= What you should do =
Reproduce the listing below character for character; drop every image.

= Data excerpt =
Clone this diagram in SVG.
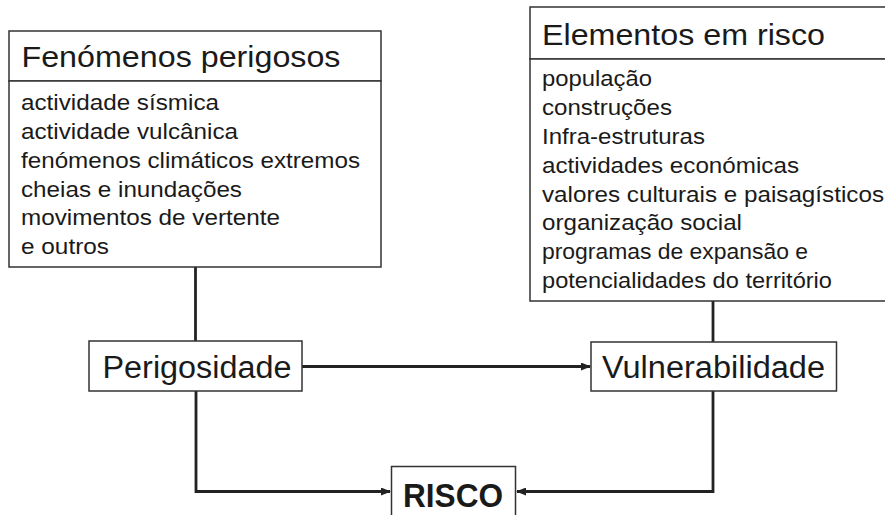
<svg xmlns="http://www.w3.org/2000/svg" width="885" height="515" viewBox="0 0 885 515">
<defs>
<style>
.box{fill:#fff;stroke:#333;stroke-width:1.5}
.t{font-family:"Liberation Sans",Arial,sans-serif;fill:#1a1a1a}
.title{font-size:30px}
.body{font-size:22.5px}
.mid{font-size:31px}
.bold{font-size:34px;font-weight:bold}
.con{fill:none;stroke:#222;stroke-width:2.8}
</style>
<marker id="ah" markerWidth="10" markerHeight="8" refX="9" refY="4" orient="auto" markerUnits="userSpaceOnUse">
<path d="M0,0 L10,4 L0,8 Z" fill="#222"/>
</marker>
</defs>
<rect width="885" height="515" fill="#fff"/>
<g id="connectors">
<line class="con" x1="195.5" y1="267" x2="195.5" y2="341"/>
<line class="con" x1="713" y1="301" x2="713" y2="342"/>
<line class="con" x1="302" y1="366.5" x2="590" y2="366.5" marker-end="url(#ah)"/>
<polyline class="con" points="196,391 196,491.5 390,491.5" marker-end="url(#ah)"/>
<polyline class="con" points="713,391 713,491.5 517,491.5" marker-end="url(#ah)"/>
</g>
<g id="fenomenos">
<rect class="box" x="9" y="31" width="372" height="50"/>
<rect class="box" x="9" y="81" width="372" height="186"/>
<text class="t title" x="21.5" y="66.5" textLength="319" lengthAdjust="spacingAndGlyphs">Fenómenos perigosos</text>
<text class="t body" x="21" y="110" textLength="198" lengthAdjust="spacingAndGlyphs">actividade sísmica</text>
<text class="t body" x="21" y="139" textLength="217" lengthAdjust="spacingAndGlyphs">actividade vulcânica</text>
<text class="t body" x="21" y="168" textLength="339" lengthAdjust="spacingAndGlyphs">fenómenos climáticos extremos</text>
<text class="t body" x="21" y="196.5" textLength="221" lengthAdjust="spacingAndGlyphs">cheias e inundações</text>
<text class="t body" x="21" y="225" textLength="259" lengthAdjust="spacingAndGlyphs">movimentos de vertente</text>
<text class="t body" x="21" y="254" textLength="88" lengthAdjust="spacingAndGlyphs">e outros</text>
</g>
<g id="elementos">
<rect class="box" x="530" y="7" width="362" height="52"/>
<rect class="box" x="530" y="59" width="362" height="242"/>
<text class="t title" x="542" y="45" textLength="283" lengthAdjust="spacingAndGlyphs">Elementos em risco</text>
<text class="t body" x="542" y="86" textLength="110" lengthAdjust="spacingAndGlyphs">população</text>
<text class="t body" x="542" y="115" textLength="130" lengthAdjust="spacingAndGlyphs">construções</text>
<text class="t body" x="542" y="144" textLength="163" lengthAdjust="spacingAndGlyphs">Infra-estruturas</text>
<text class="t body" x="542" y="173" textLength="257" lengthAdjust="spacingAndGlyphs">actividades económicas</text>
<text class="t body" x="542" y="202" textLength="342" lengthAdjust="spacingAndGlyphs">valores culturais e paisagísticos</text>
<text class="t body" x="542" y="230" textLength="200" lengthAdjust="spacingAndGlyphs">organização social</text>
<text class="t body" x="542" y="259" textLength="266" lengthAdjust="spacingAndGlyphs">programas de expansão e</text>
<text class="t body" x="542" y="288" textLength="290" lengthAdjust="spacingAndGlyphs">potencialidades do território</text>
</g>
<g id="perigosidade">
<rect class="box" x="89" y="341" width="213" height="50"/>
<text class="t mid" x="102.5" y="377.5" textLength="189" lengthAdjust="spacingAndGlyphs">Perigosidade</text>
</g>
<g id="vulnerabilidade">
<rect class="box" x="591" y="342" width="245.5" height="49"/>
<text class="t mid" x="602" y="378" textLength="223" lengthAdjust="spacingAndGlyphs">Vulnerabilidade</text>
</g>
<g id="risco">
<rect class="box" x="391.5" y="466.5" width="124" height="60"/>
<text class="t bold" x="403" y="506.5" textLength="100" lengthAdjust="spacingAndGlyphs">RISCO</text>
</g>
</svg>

= Task output =
Clone this diagram in SVG.
<svg xmlns="http://www.w3.org/2000/svg" width="885" height="515" viewBox="0 0 885 515">
<defs>
<style>
.box{fill:#fff;stroke:#333;stroke-width:1.5}
.t{font-family:"Liberation Sans",Arial,sans-serif;fill:#1a1a1a}
.title{font-size:30px}
.body{font-size:22.5px}
.mid{font-size:31px}
.bold{font-size:34px;font-weight:bold}
.con{fill:none;stroke:#222;stroke-width:2.8}
</style>
<marker id="ah" markerWidth="10" markerHeight="8" refX="9" refY="4" orient="auto" markerUnits="userSpaceOnUse">
<path d="M0,0 L10,4 L0,8 Z" fill="#222"/>
</marker>
</defs>
<rect width="885" height="515" fill="#fff"/>
<g id="connectors">
<line class="con" x1="195.5" y1="267" x2="195.5" y2="341"/>
<line class="con" x1="713" y1="301" x2="713" y2="342"/>
<line class="con" x1="302" y1="366.5" x2="590" y2="366.5" marker-end="url(#ah)"/>
<polyline class="con" points="196,391 196,491.5 390,491.5" marker-end="url(#ah)"/>
<polyline class="con" points="713,391 713,491.5 517,491.5" marker-end="url(#ah)"/>
</g>
<g id="fenomenos">
<rect class="box" x="9" y="31" width="372" height="50"/>
<rect class="box" x="9" y="81" width="372" height="186"/>
<text class="t title" x="21.5" y="66.5" textLength="319" lengthAdjust="spacingAndGlyphs">Fenómenos perigosos</text>
<text class="t body" x="21" y="110" textLength="198" lengthAdjust="spacingAndGlyphs">actividade sísmica</text>
<text class="t body" x="21" y="139" textLength="217" lengthAdjust="spacingAndGlyphs">actividade vulcânica</text>
<text class="t body" x="21" y="168" textLength="339" lengthAdjust="spacingAndGlyphs">fenómenos climáticos extremos</text>
<text class="t body" x="21" y="196.5" textLength="221" lengthAdjust="spacingAndGlyphs">cheias e inundações</text>
<text class="t body" x="21" y="225" textLength="259" lengthAdjust="spacingAndGlyphs">movimentos de vertente</text>
<text class="t body" x="21" y="254" textLength="88" lengthAdjust="spacingAndGlyphs">e outros</text>
</g>
<g id="elementos">
<rect class="box" x="530" y="7" width="362" height="52"/>
<rect class="box" x="530" y="59" width="362" height="242"/>
<text class="t title" x="542" y="45" textLength="283" lengthAdjust="spacingAndGlyphs">Elementos em risco</text>
<text class="t body" x="542" y="86" textLength="110" lengthAdjust="spacingAndGlyphs">população</text>
<text class="t body" x="542" y="115" textLength="130" lengthAdjust="spacingAndGlyphs">construções</text>
<text class="t body" x="542" y="144" textLength="163" lengthAdjust="spacingAndGlyphs">Infra-estruturas</text>
<text class="t body" x="542" y="173" textLength="257" lengthAdjust="spacingAndGlyphs">actividades económicas</text>
<text class="t body" x="542" y="202" textLength="342" lengthAdjust="spacingAndGlyphs">valores culturais e paisagísticos</text>
<text class="t body" x="542" y="230" textLength="200" lengthAdjust="spacingAndGlyphs">organização social</text>
<text class="t body" x="542" y="259" textLength="266" lengthAdjust="spacingAndGlyphs">programas de expansão e</text>
<text class="t body" x="542" y="288" textLength="290" lengthAdjust="spacingAndGlyphs">potencialidades do território</text>
</g>
<g id="perigosidade">
<rect class="box" x="89" y="341" width="213" height="50"/>
<text class="t mid" x="102.5" y="377.5" textLength="189" lengthAdjust="spacingAndGlyphs">Perigosidade</text>
</g>
<g id="vulnerabilidade">
<rect class="box" x="591" y="342" width="245.5" height="49"/>
<text class="t mid" x="602" y="378" textLength="223" lengthAdjust="spacingAndGlyphs">Vulnerabilidade</text>
</g>
<g id="risco">
<rect class="box" x="391.5" y="466.5" width="124" height="60"/>
<text class="t bold" x="403" y="506.5" textLength="100" lengthAdjust="spacingAndGlyphs">RISCO</text>
</g>
</svg>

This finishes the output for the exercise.